J’ajouterai un argument, que je tire beaucoup plus de l’expérience que d’idées préconçues ou préétablies : au fur et à mesure que le dispositif se met en place sur l’espace public, on constate une déstabilisation des délinquants. Certes, cette déstabilisation ne règle pas tous les problèmes, mais elle constitue un argument en faveur de la vidéoprotection.

Vous avez dit, madame Assassi, que, dans les pays où la vidéoprotection a été mise en place, elle est un échec. Ce n’est pas vrai ! Ceux qui ont parfois prétendu qu’elle constituait « la » réponse sont aujourd'hui revenus à une position plus équilibrée, qui a toujours été la mienne. Mais encore une fois, la vidéoprotection n’est qu’un élément du dispositif. C’est un sujet qui concerne nos concitoyens, un sujet qu’ils connaissent, dont ils sont demandeurs et dont ils voient les limites.

Permettez-moi de faire une dernière remarque, mesdames, messieurs les sénateurs. La mise en place de dispositifs de vidéoprotection se fait de manière extrêmement stricte et encadrée – j’en ai fait l’expérience – dans notre État de droit. Le dialogue qui s’instaure avec le procureur de la République pour examiner les conditions dans lesquelles la vidéoprotection peut être mise en œuvre est extrêmement approfondi. On ne peut pas faire n’importe quoi ! Par ailleurs, il y a le souci de la préservation de la vie privée. Ainsi, des systèmes de cache permettent de ne pas filmer par inadvertance certains espaces privés. Les choses sont tout de même faites de manière très sérieuse en France.

Le terme « vidéoprotection » reflète ce que sont devenus les dispositifs de vidéosurveillance, notamment dans l’espace public. La vidéoprotection est efficace en termes de prévention et de dissuasion bien sûr, mais elle constitue aussi parfois un outil d’aide à la résolution d’un certain nombre de problèmes.

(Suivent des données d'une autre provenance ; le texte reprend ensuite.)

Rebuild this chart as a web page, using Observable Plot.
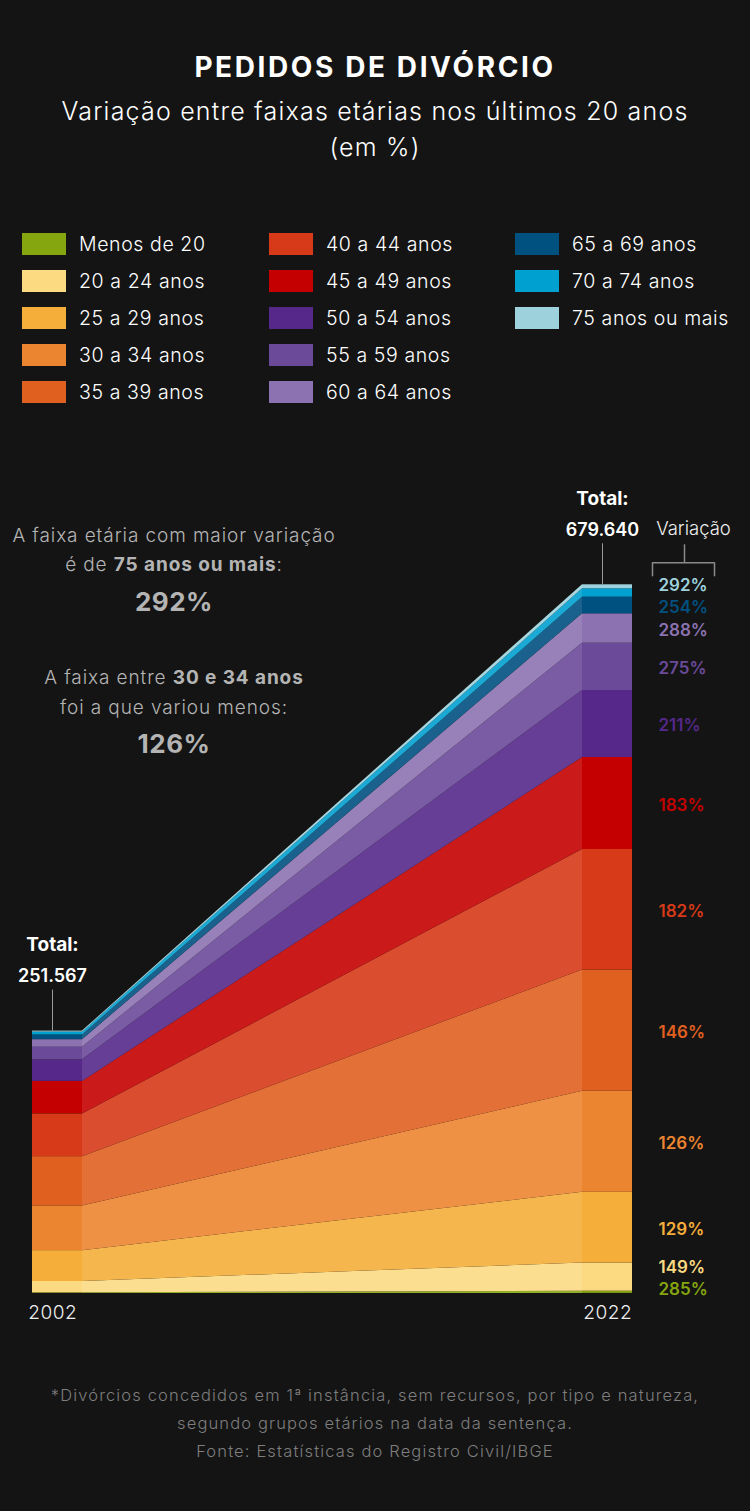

Telle est la réalité.

Vous avez également dit, madame Assassi, que la vidéoprotection donnait lieu à des dérives. Certes, il y a des ratés, comme avec tout dispositif. Mais cette démarche est tellement encadrée, les gens qui sont chargés de la mettre en œuvre, y compris à l’échelon des communes, sont si professionnels que les ratés sont assez peu nombreux ; sinon, on en parlerait davantage, croyez-moi.

Telles sont les raisons pour lesquelles le Gouvernement est défavorable à ces trois amendements, dans un esprit extrêmement concret, pragmatique, pédagogique, et respectueux de nos droits.